A rock star.
One for the books.
Meribah Mansfield is all that and more, according to the community members who attended a public farewell reception for her at the Old Worthington Library on July 23.
Hundreds of residents and former colleagues filed through a receiving line, and many stayed to listen to the tributes targeted at the retiring director of the Worthington Libraries.
Mansfield spent 38 years working at central Ohio libraries. For the past 19, she has led the Worthington Libraries from hard times to the best of times.
Chuck Curley was on the library board that hired Mansfield back in 1991. A levy had failed in 1990, and the library director stepped down.
"The future of the Worthington Library did not look all that rosy," he said.
Applications for the job came from all over the country, but only one came from Columbus, where Mansfield was manager of the main library.
He remembered the interview.
"She wowed us," Curley said. "It was clear to us that we had our next library director."
Her accomplishments are legendary. First, she fixed a roof that was literally falling.
She made a major addition to the main library, built the Northwest Library, expanded both, ushered in the computer age, opened the Worthington Park branch, and was named Ohio Librarian of the Year.
And Worthington Libraries was named the best library in the country.
"Thank you for writing this very special chapter in Worthington history," said Kathryn Paugh, director of the Worthington Area Chamber of Commerce and a former library trustee.
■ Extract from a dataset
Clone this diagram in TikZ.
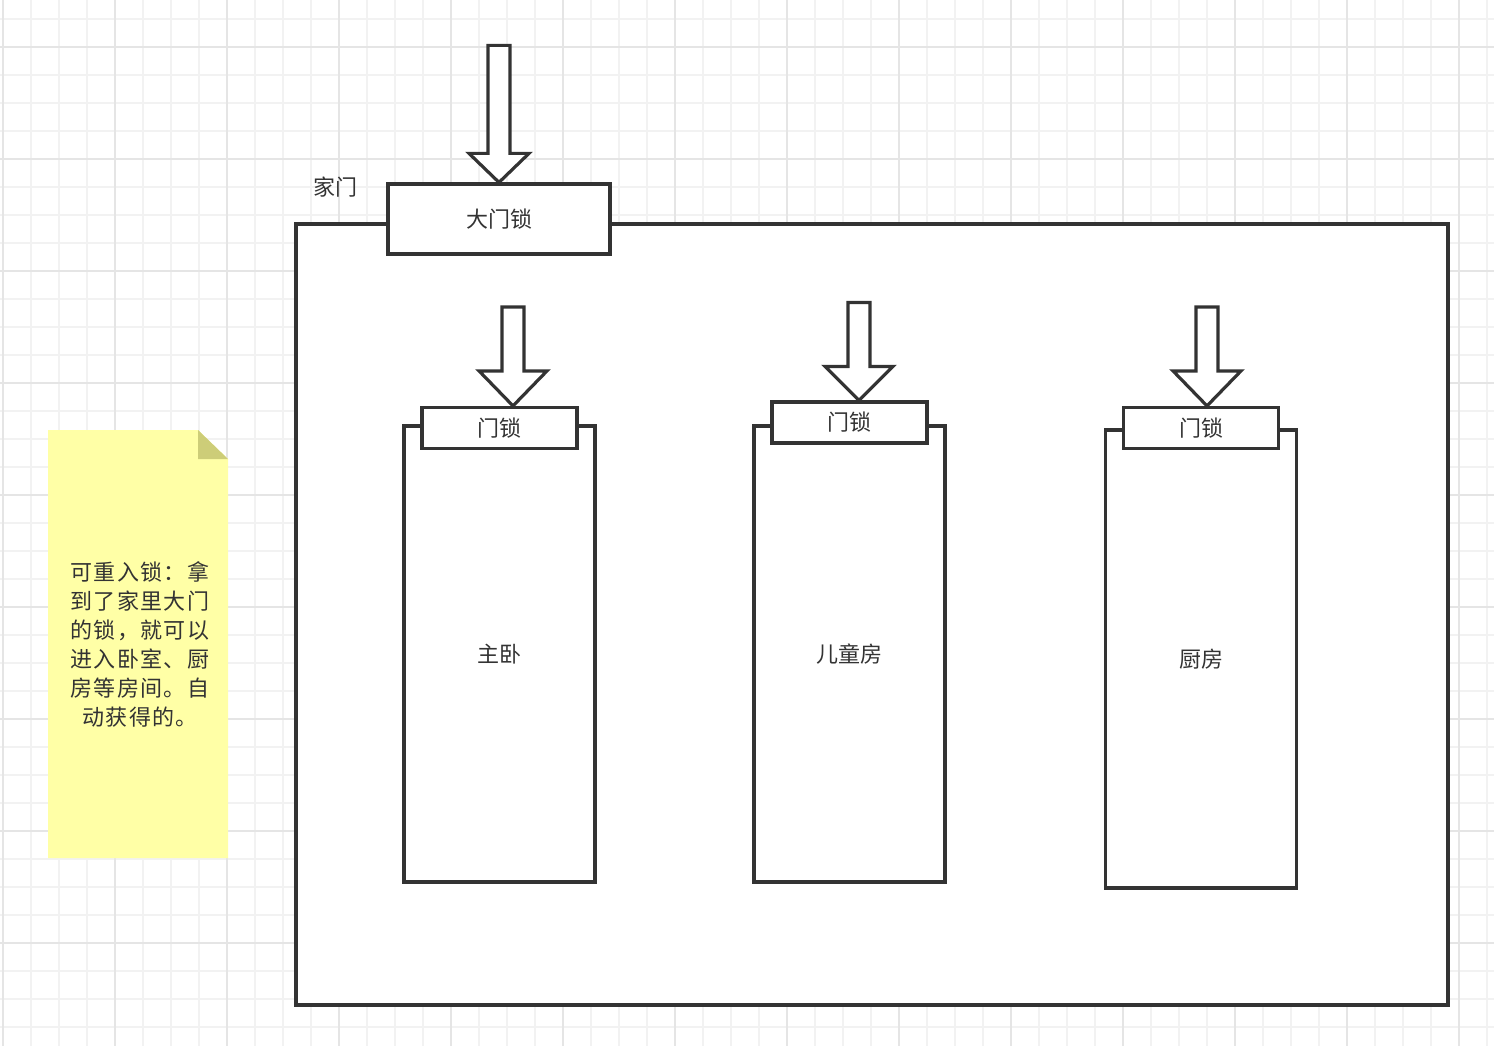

Mansfield ranks with the likes of Elvis, Cher, Prince, and Madonna as personalities recognized by one name. There is only one Meribah, said Columbus Metropolitan Library director Patrick Losinski.
"Meribah is truly one of the library's rock stars," he said.
He seemed to have gotten beyond the sting of being rejected by the "rock star" when he interviewed for a job with the Columbus system in 1986. Mansfield thought he didn't measure up to Columbus standards, he said.
He was later hired, and got to know the one-name wonder.
No one has worked harder for Ohio's libraries, he said.
"You're going to inspire us for years to come," he said.
In retirement, Mansfield will continue her education to become ordained as a deacon in the Episcopal Church. As she has at the library, she will focus on serving people.
And she will probably do it well, Losinski said.
"My guess is, she will soon be named deacon of the year," he said.
With her family surrounding her, Mansfield shared the last words as the reception, and her tenure, drew to an end.
"I absolutely loved my career as a librarian," she said. "Even the roof."